3. Separate the Request From the Emotion Behind It

Sometimes a parent's request — "can you just focus purely on past papers from now on" — comes from anxiety about the exam date, not genuine disagreement with your teaching approach.

Try this instead: Acknowledge the underlying worry directly before responding to the specific request: "It sounds like the timeline is feeling tight — that's completely understandable this close to exams." Naming the real concern often resolves the tension before you even get to discussing the specific ask.

4. Know When to Hold Your Professional Judgment

Not every request should be accommodated, even when it's tempting to agree just to keep the peace. If a parent asks for something that genuinely won't help their child — like skipping foundational topics to only drill exam papers — agreeing anyway can hurt the student's actual results.

Try this instead: Hold your professional recommendation clearly, while still validating the concern behind the request: "I hear that the timeline feels tight, and I want to help with that — but skipping this section would likely hurt performance in the exam questions that rely on it. Here's what I'd suggest instead." A confident, caring explanation usually earns more trust than simply agreeing.

You Shouldn't Have to Navigate This Alone

Here's something worth remembering: even experienced, excellent tutors find these conversations draining, especially when they're managing the entire parent relationship solo, with no support structure around them.

This is one of the quieter benefits of being a Premium tutor on Vital Educators. Our platform is built around genuine, well-matched relationships from the start — meaning fewer mismatched expectations to begin with, and a platform behind you rather than just your own judgment in the moment when something difficult comes up.

If you're ready for a support system that helps prevent these conversations from escalating in the first place — through better initial matching and clearer expectations — visit vitaleducators.com to set up or upgrade your tutor profile.


FAQs

What should I do if a parent's concern seems unreasonable?

Start by assuming the concern is genuine, even if the specific request seems off — most "unreasonable" requests come from anxiety, not bad faith, and addressing the underlying worry usually resolves the tension.

How do I handle it if a parent wants to end the tutoring arrangement after a difficult conversation?

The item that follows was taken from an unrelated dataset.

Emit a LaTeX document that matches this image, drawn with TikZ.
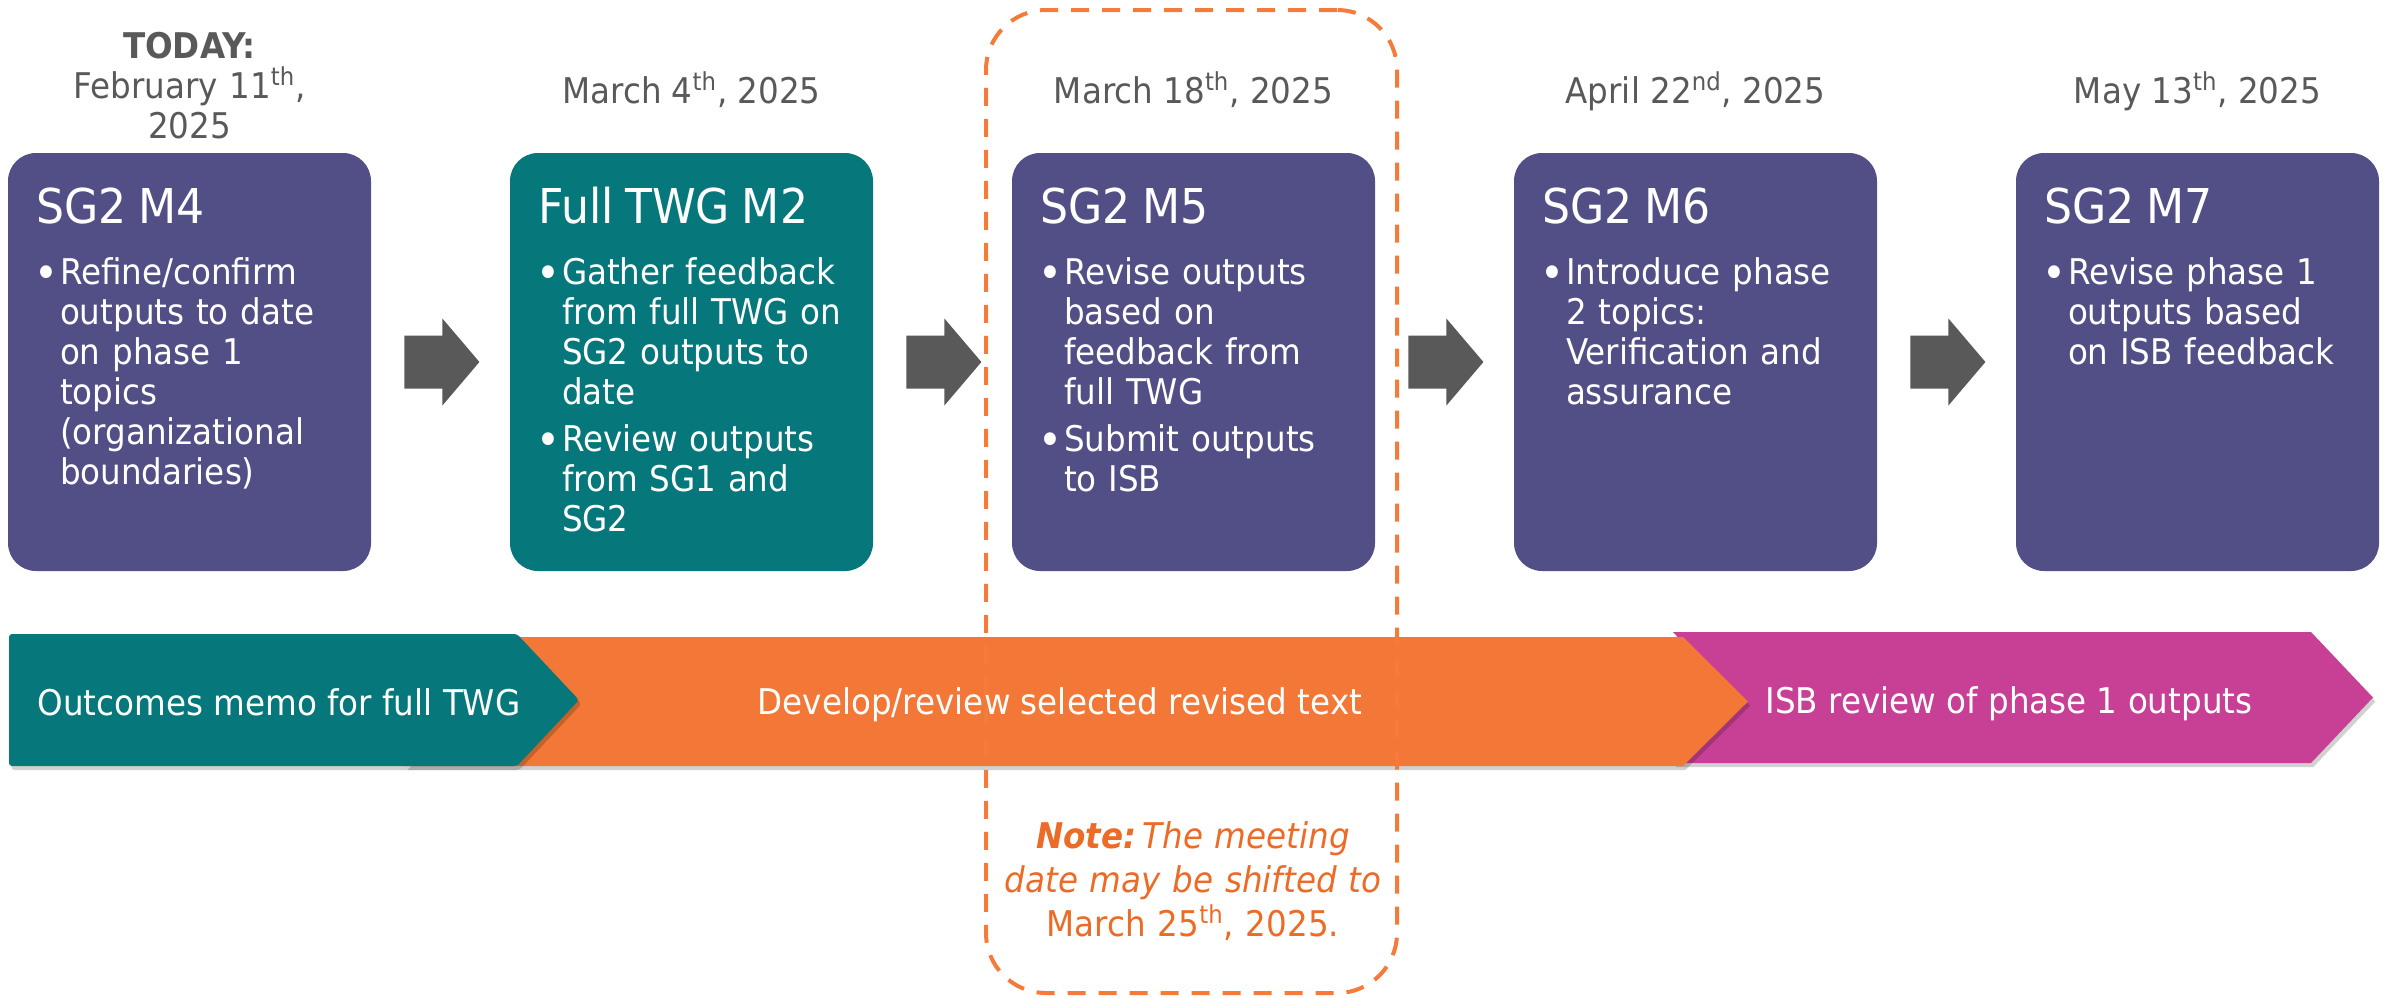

Respond calmly and professionally, briefly summarising the progress made so far — this preserves the relationship for potential future referrals, even if the current arrangement ends.

Should I ever completely change my teaching approach because a parent asked me to?

Only if the request is genuinely compatible with good teaching practice. If a request would likely hurt the student's results, it's better to explain your professional reasoning clearly than to simply comply to avoid conflict.